(Plotting code records)
----
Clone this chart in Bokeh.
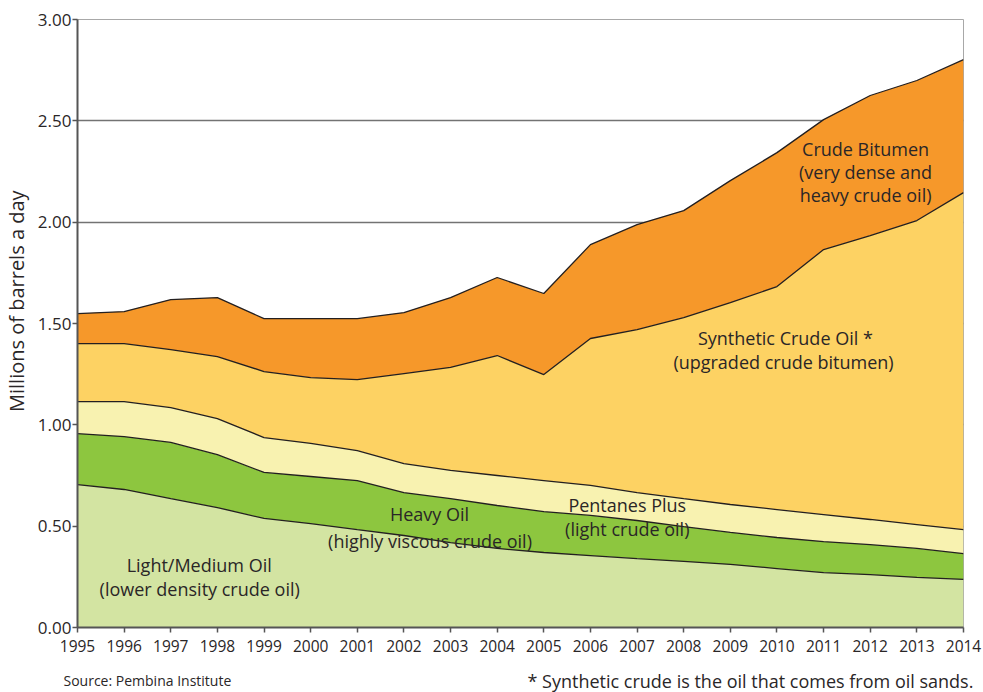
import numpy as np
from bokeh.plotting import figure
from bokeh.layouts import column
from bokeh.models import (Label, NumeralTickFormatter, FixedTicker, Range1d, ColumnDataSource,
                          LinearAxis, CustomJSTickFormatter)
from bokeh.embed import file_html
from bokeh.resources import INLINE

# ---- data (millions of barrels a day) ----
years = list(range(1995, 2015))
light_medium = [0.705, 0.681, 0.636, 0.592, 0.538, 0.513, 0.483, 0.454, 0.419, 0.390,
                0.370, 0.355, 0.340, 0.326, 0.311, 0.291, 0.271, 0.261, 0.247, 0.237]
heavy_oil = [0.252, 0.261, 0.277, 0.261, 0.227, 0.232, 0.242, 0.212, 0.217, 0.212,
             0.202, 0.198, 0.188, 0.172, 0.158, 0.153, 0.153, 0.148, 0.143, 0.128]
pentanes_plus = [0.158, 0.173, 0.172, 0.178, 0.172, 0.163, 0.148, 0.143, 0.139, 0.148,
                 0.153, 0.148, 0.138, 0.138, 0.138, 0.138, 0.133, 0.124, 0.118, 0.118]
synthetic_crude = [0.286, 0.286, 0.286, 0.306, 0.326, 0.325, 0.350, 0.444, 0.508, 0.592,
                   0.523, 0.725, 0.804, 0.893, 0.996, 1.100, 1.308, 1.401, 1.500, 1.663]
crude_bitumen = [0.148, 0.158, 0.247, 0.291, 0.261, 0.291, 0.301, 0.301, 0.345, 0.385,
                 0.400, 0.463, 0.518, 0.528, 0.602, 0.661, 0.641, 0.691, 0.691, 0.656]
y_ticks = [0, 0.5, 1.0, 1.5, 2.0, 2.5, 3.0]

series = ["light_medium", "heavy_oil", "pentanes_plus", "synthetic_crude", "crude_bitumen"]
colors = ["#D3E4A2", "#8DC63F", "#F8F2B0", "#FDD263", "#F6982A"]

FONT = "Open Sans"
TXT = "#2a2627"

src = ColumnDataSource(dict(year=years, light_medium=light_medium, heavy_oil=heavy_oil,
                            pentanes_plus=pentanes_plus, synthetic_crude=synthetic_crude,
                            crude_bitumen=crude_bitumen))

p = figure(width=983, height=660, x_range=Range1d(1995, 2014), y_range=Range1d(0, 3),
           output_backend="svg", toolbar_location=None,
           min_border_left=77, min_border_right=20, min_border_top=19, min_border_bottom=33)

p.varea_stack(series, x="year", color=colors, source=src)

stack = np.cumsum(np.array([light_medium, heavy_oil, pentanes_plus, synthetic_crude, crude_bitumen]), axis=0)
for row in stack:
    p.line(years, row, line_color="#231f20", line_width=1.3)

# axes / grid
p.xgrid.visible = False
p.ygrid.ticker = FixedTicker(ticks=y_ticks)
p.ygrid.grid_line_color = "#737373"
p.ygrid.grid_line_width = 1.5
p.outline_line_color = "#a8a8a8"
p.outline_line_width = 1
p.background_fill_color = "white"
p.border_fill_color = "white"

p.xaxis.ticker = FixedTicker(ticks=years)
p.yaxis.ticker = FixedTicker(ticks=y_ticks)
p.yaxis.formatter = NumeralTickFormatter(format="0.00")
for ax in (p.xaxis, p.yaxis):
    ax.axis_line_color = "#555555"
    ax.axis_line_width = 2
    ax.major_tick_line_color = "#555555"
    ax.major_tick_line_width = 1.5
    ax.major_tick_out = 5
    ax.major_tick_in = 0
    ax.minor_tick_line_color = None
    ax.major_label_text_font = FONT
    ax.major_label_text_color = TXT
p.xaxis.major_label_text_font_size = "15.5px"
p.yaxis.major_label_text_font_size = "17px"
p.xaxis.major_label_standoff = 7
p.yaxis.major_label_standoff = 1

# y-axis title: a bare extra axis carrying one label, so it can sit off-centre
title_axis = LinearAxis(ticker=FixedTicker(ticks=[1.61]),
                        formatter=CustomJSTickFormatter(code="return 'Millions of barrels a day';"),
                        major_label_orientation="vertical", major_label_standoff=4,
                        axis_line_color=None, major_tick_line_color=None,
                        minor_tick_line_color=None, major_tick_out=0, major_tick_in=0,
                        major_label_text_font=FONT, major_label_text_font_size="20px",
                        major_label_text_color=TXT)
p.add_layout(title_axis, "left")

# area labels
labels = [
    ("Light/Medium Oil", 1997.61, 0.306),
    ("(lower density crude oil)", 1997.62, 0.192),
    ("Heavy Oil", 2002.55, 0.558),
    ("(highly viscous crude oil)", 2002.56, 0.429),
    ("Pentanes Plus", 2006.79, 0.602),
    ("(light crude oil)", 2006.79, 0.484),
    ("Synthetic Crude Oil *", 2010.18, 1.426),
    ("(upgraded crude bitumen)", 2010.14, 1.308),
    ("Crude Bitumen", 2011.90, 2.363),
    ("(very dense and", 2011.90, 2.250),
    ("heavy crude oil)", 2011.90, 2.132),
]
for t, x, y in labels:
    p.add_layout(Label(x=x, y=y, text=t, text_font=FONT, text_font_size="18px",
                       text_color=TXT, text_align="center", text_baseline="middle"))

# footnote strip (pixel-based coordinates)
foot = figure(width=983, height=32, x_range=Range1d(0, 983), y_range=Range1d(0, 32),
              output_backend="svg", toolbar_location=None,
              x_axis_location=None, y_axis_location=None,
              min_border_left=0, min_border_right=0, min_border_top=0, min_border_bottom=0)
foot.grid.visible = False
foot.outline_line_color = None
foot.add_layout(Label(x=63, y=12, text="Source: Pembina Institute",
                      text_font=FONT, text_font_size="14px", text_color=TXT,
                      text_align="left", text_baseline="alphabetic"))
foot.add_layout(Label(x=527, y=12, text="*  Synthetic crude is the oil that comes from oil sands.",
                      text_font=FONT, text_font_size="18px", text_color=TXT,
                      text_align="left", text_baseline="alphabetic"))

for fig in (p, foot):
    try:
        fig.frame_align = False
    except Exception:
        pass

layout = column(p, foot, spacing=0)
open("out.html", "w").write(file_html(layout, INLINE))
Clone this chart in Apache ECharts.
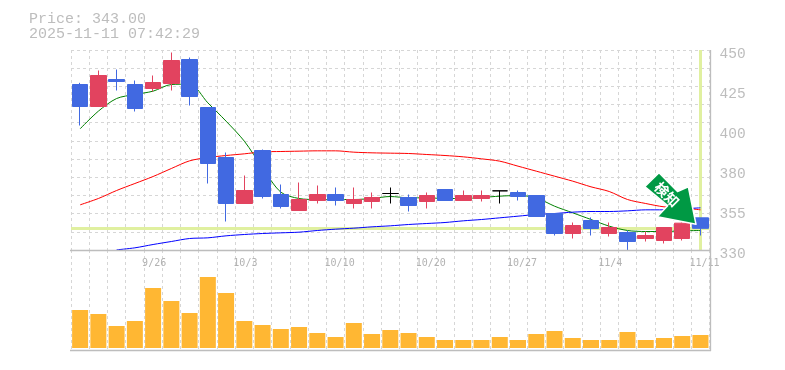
----
__Exercise description__
Search the lines above for the string "Clone", then show every one that has it.

__Answer below__
Clone this chart in Bokeh.
Clone this chart in Apache ECharts.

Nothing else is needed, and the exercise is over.